**WHAT THE EXERCISE ASKS:** Among the lines below, list those containing the string "with".
____________________
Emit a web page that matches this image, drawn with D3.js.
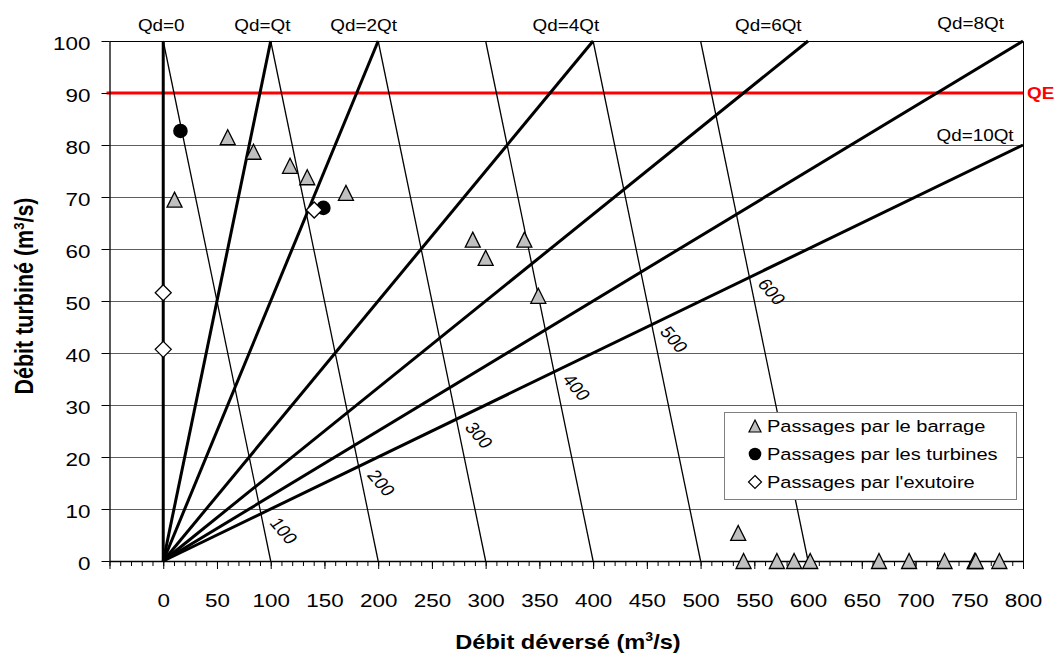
<!DOCTYPE html>
<html>
<head>
<meta charset="utf-8">
<script src="https://cdn.jsdelivr.net/npm/d3@7"></script>
<style>
  body { margin: 0; background: #fff; }
  text { font-family: Arial, "Liberation Sans", sans-serif; }
</style>
</head>
<body>
<div id="chart"></div>
<script>
//Passages through the dam (gray triangles).
const barrageQd = [10.5, 60, 84, 118, 134, 170, 288, 336, 300, 349, 535, 540, 571, 587, 602, 666, 694, 727, 755, 756, 778];
const barrageQt = [69.5, 81.5, 78.7, 76, 73.8, 70.8, 61.8, 61.8, 58.3, 51, 5.4, 0, 0, 0, 0, 0, 0, 0, 0, 0, 0];

//Passages through the turbines (black dots).
const turbinesQd = [16, 149];
const turbinesQt = [82.7, 67.9];

//Passages through the outlet (white diamonds).
const exutoireQd = [0, 0, 140.5];
const exutoireQt = [51.6, 40.7, 67.5];

//Qd = k * Qt reference lines and their labels.
const ratios = [0, 1, 2, 4, 6, 8, 10];
const ratioLabels = ["Qd=0", "Qd=Qt", "Qd=2Qt", "Qd=4Qt", "Qd=6Qt", "Qd=8Qt", "Qd=10Qt"];

//Total flow lines (Qd + Qt = const).
const isoTotals = [100, 200, 300, 400, 500, 600];

//QE level and axis ticks.
const qeValue = 90;
const xTickValues = [0, 50, 100, 150, 200, 250, 300, 350, 400, 450, 500, 550, 600, 650, 700, 750, 800];
const yTickValues = [0, 10, 20, 30, 40, 50, 60, 70, 80, 90, 100];

const width = 1056;
const height = 655;
const SX = 1.18; // the original picture is stretched horizontally

const svg = d3.select("#chart")
  .append("svg")
  .attr("width", width)
  .attr("height", height);

const x = d3.scaleLinear().domain([-50, 800]).range([109.5, 1023]);
const y = d3.scaleLinear().domain([0, 100]).range([561, 41]);

//Horizontal gridlines.
svg.append("g")
  .selectAll("line")
  .data(yTickValues.filter(v => v > 0 && v < 100))
  .join("line")
  .attr("x1", x(-50)).attr("x2", x(800))
  .attr("y1", d => Math.round(y(d)) + 0.5).attr("y2", d => Math.round(y(d)) + 0.5)
  .attr("stroke", "#5e5e5e")
  .attr("stroke-width", 1);

//Top and right borders.
svg.append("path")
  .attr("d", `M${x(-50)},${Math.round(y(100)) + 0.5}H${Math.round(x(800)) + 0.5}V${y(0)}`)
  .attr("fill", "none")
  .attr("stroke", "#000")
  .attr("stroke-width", 1);

//QE red line.
svg.append("line")
  .attr("x1", x(-50) - 3).attr("x2", x(800))
  .attr("y1", y(qeValue)).attr("y2", y(qeValue))
  .attr("stroke", "#ff0000")
  .attr("stroke-width", 3);

svg.append("text")
  .attr("transform", `translate(${x(800) + 4},${y(qeValue) + 6}) scale(${SX},1)`)
  .attr("fill", "#ff0000")
  .attr("font-weight", "bold")
  .attr("font-size", 16)
  .text("QE");

//Total flow lines.
svg.append("g")
  .selectAll("line")
  .data(isoTotals)
  .join("line")
  .attr("x1", d => x(d - 100)).attr("y1", y(100))
  .attr("x2", d => x(d)).attr("y2", y(0))
  .attr("stroke", "#000")
  .attr("stroke-width", 1.3);

//Labels along the total flow lines.
svg.append("g")
  .selectAll("text")
  .data(isoTotals)
  .join("text")
  .attr("transform", d => {
    const ly = d / 100 * 9.2 - 3.4;
    const lx = d - ly + 18;
    return `translate(${x(lx)},${y(ly)}) scale(${SX},1) rotate(54)`;
  })
  .attr("text-anchor", "middle")
  .attr("dy", "0.35em")
  .attr("font-size", 16.5)
  .text(d => d);

//Qd = k Qt lines.
const ratioEnd = k => k === 0 ? [0, 100] : (k * 100 <= 800 ? [k * 100, 100] : [800, 800 / k]);

svg.append("g")
  .selectAll("line")
  .data(ratios)
  .join("line")
  .attr("x1", x(0)).attr("y1", y(0))
  .attr("x2", k => x(ratioEnd(k)[0])).attr("y2", k => y(ratioEnd(k)[1]))
  .attr("stroke", "#000")
  .attr("stroke-width", 3);

//Labels of the Qd = k Qt lines.
ratios.forEach((k, i) => {
  const [ex, ey] = ratioEnd(k);
  if (ey < 100) {
    const cx = x(ex) - 48, cy = y(ey) - 10;
    svg.append("rect")
      .attr("x", cx - 40).attr("y", cy - 9)
      .attr("width", 80).attr("height", 19)
      .attr("fill", "#fff");
    svg.append("text")
      .attr("transform", `translate(${cx},${cy + 6}) scale(${SX},1)`)
      .attr("text-anchor", "middle")
      .attr("font-size", 16)
      .text(ratioLabels[i]);
  } else {
    svg.append("text")
      .attr("transform", `translate(${x(ex) - 2 - 6.3 * k},${k === 8 ? 29 : 31}) scale(${SX},1)`)
      .attr("text-anchor", "middle")
      .attr("font-size", 16)
      .text(ratioLabels[i]);
  }
});

//X axis with minor ticks every 10.
const xAxis = svg.append("g")
  .attr("transform", `translate(0,${y(0)})`);

xAxis.append("g")
  .call(d3.axisBottom(x).tickValues(d3.range(-50, 801, 10)).tickSize(5).tickSizeOuter(0).tickFormat(""))
  .call(g => g.select(".domain").remove());

xAxis.append("g")
  .call(d3.axisBottom(x).tickValues([-50].concat(xTickValues)).tickSize(8).tickSizeOuter(0))
  .call(g => g.selectAll("text")
    .attr("x", 0).attr("y", 0).attr("dy", 0)
    .attr("transform", `translate(0,46) scale(${SX},1)`)
    .attr("font-size", 19)
    .attr("fill", "#000")
    .text(d => d < 0 ? "" : d))
  .call(g => g.select(".domain").attr("stroke-width", 1.3));

//Y axis.
svg.append("g")
  .attr("transform", `translate(${x(-50)},0)`)
  .call(d3.axisLeft(y).tickValues(yTickValues).tickSize(8).tickSizeOuter(0))
  .call(g => g.selectAll("text")
    .attr("x", 0).attr("y", 0).attr("dy", 0)
    .attr("transform", `translate(-19,8) scale(${SX},1)`)
    .attr("font-size", 19)
    .attr("fill", "#000"))
  .call(g => g.select(".domain").attr("stroke-width", 1.3));

//Marker shapes.
const triPath = s => `M0,${-s}L${s},${s}L${-s},${s}Z`;
const diaPath = s => `M0,${-s}L${s},0L0,${s}L${-s},0Z`;

//Barrage passages.
svg.append("g")
  .selectAll("path")
  .data(barrageQd.map((d, i) => [d, barrageQt[i]]))
  .join("path")
  .attr("transform", d => `translate(${x(d[0])},${y(d[1])})`)
  .attr("d", triPath(7.5))
  .attr("fill", "#c0c0c0")
  .attr("stroke", "#000")
  .attr("stroke-width", 1.3);

//Turbine passages.
svg.append("g")
  .selectAll("circle")
  .data(turbinesQd.map((d, i) => [d, turbinesQt[i]]))
  .join("circle")
  .attr("cx", d => x(d[0]))
  .attr("cy", d => y(d[1]))
  .attr("r", 7.3)
  .attr("fill", "#000");

//Outlet passages.
svg.append("g")
  .selectAll("path")
  .data(exutoireQd.map((d, i) => [d, exutoireQt[i]]))
  .join("path")
  .attr("transform", d => `translate(${x(d[0])},${y(d[1])})`)
  .attr("d", diaPath(8))
  .attr("fill", "#fff")
  .attr("stroke", "#000")
  .attr("stroke-width", 1.3);

//Legend.
const legend = svg.append("g").attr("transform", "translate(724,412)");
legend.append("rect")
  .attr("x", 0.5).attr("y", 0.5)
  .attr("width", 292).attr("height", 87)
  .attr("fill", "#fff")
  .attr("stroke", "#808080");

const legendItems = ["Passages par le barrage", "Passages par les turbines", "Passages par l'exutoire"];
legendItems.forEach((label, i) => {
  const row = legend.append("g").attr("transform", `translate(31,${14 + i * 28})`);
  if (i === 0) {
    row.append("path").attr("d", triPath(6)).attr("fill", "#c0c0c0").attr("stroke", "#000").attr("stroke-width", 1.2);
  } else if (i === 1) {
    row.append("circle").attr("r", 6.3).attr("fill", "#000");
  } else {
    row.append("path").attr("d", diaPath(6.5)).attr("fill", "#fff").attr("stroke", "#000").attr("stroke-width", 1.2);
  }
  row.append("text")
    .attr("transform", `translate(12,6) scale(${SX},1)`)
    .attr("font-size", 17)
    .text(label);
});

//Axis titles.
const xTitle = svg.append("text")
  .attr("transform", `translate(568,649) scale(${SX},1)`)
  .attr("text-anchor", "middle")
  .attr("font-weight", "bold")
  .attr("font-size", 20);
xTitle.append("tspan").text("Débit déversé (m");
xTitle.append("tspan").attr("dy", -8).attr("font-size", 12).text("3");
xTitle.append("tspan").attr("dy", 8).text("/s)");

const yTitle = svg.append("text")
  .attr("transform", `translate(33,296) scale(${SX},1) rotate(-90)`)
  .attr("text-anchor", "middle")
  .attr("font-weight", "bold")
  .attr("font-size", 21.5);
yTitle.append("tspan").text("Débit turbiné (m");
yTitle.append("tspan").attr("dy", -8).attr("font-size", 13).text("3");
yTitle.append("tspan").attr("dy", 8).text("/s)");
</script>
</body>
</html>
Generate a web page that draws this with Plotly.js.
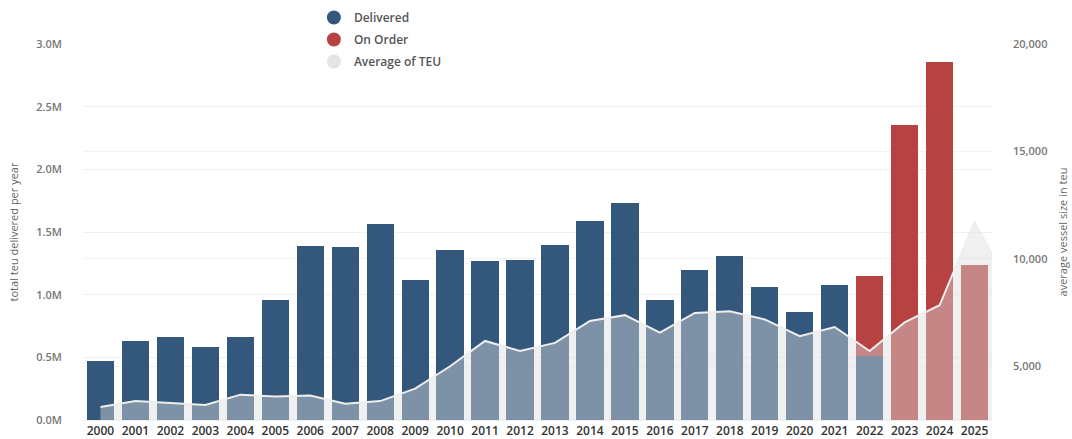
<!DOCTYPE html>
<html>
<head>
<meta charset="utf-8">
<script src="https://cdn.plot.ly/plotly-3.0.1.min.js"></script>
<style>
  html, body { margin: 0; padding: 0; background: #ffffff; }
  #chart { width: 1072px; height: 439px; }
</style>
</head>
<body>
<div id="chart"></div>
<script>
// Years (categories)
const years = [2000, 2001, 2002, 2003, 2004, 2005, 2006, 2007, 2008, 2009, 2010,
               2011, 2012, 2013, 2014, 2015, 2016, 2017, 2018, 2019, 2020, 2021,
               2022, 2023, 2024, 2025];

// Total TEU delivered per year (millions)
const delivered = [0.47, 0.63, 0.66, 0.58, 0.66, 0.96, 1.39, 1.38, 1.56, 1.12, 1.36,
                   1.27, 1.28, 1.40, 1.59, 1.73, 0.96, 1.20, 1.31, 1.06, 0.86, 1.08,
                   0.51, null, null, null];

// TEU on order (millions)
const onOrder = [null, null, null, null, null, null, null, null, null, null, null,
                 null, null, null, null, null, null, null, null, null, null, null,
                 0.64, 2.35, 2.86, 1.24];

// Average vessel size in TEU (last point is cropped at the right edge)
const avgYears = [2000, 2001, 2002, 2003, 2004, 2005, 2006, 2007, 2008, 2009, 2010,
                  2011, 2012, 2013, 2014, 2015, 2016, 2017, 2018, 2019, 2020, 2021,
                  2022, 2023, 2024, 2025, 2026];
const avgTEU = [3100, 3380, 3290, 3200, 3680, 3590, 3640, 3260, 3380, 3960, 5000,
                6180, 5710, 6090, 7110, 7380, 6570, 7480, 7560, 7180, 6400, 6830,
                5710, 7040, 7840, 11720, 8700];

const leftTicks = [0, 0.5, 1.0, 1.5, 2.0, 2.5, 3.0];
const leftTickText = ["0.0M", "0.5M", "1.0M", "1.5M", "2.0M", "2.5M", "3.0M"];
const rightTicks = [5000, 10000, 15000, 20000];

const BLUE = "rgb(51,88,123)";
const RED = "rgb(183,66,66)";
const FONT = "Open Sans, Noto Sans, sans-serif";

const traces = [
  {
    type: "bar", x: years, y: delivered, name: "Delivered",
    marker: { color: BLUE }, showlegend: false, hoverinfo: "x+y"
  },
  {
    type: "bar", x: years, y: onOrder, name: "On Order",
    marker: { color: RED }, showlegend: false, hoverinfo: "x+y"
  },
  {
    type: "scatter", mode: "lines", x: avgYears, y: avgTEU, yaxis: "y2",
    name: "Average of TEU", fill: "tozeroy",
    fillcolor: "rgba(221,221,221,0.44)",
    line: { color: "rgb(238,238,238)", width: 2 },
    showlegend: false
  },
  // legend entries (circle markers)
  { type: "scatter", mode: "markers", x: [null], y: [null], name: "Delivered",
    marker: { color: BLUE, size: 14, symbol: "circle" }, legendgroup: "a" },
  { type: "scatter", mode: "markers", x: [null], y: [null], name: "On Order",
    marker: { color: RED, size: 14, symbol: "circle" }, legendgroup: "b" },
  { type: "scatter", mode: "markers", x: [null], y: [null], name: "Average of TEU",
    marker: { color: "rgb(228,228,228)", size: 14, symbol: "circle" }, legendgroup: "c" }
];

const layout = {
  width: 1072, height: 439,
  margin: { l: 83, r: 80, t: 44, b: 19, pad: 0, autoexpand: false },
  paper_bgcolor: "#ffffff", plot_bgcolor: "#ffffff",
  font: { family: FONT, color: "#666" },
  barmode: "stack",
  bargap: 0.22,
  showlegend: true,
  legend: {
    x: 0.254, y: 1.109, xanchor: "left", yanchor: "top",
    bgcolor: "rgba(255,255,255,0)",
    font: { family: FONT, size: 12, color: "#555", weight: 600 },
    traceorder: "grouped", tracegroupgap: 3,
    itemclick: false
  },
  xaxis: {
    type: "linear", range: [1999.5, 2025.5],
    tickmode: "array", tickvals: years, ticktext: years.map(String),
    tickfont: { family: FONT, size: 12, color: "#333", weight: 600 },
    showgrid: false, zeroline: false, showline: true, linecolor: "#f0f0f0",
    ticks: "", fixedrange: true
  },
  yaxis: {
    range: [0, 3.0],
    tickmode: "array", tickvals: leftTicks, ticktext: leftTickText,
    tickfont: { family: FONT, size: 11, color: "#777", weight: 600 },
    showgrid: true, gridcolor: "#f0f0f0", zeroline: false,
    ticks: "", ticklabelstandoff: 20,
    title: { text: "total teu delivered per year", font: { family: FONT, size: 11, color: "#666" }, standoff: 15 },
    fixedrange: true
  },
  yaxis2: {
    overlaying: "y", side: "right",
    range: [2500, 20000],
    tickmode: "array", tickvals: rightTicks,
    tickformat: ",d",
    tickfont: { family: FONT, size: 11, color: "#777", weight: 600 },
    showgrid: true, gridcolor: "#f2f2f2", zeroline: false,
    ticks: "", ticklabelstandoff: 20,
    title: { text: "average vessel size in teu", font: { family: FONT, size: 11, color: "#666" }, standoff: 12 },
    fixedrange: true
  }
};

Plotly.newPlot("chart", traces, layout, { displayModeBar: false, staticPlot: true });
</script>
</body>
</html>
____________________
**SOLUTION TO THIS PROBLEM:**
Emit a web page that matches this image, drawn with D3.js.
//X axis with minor ticks every 10.
Generate a web page that draws this with Plotly.js.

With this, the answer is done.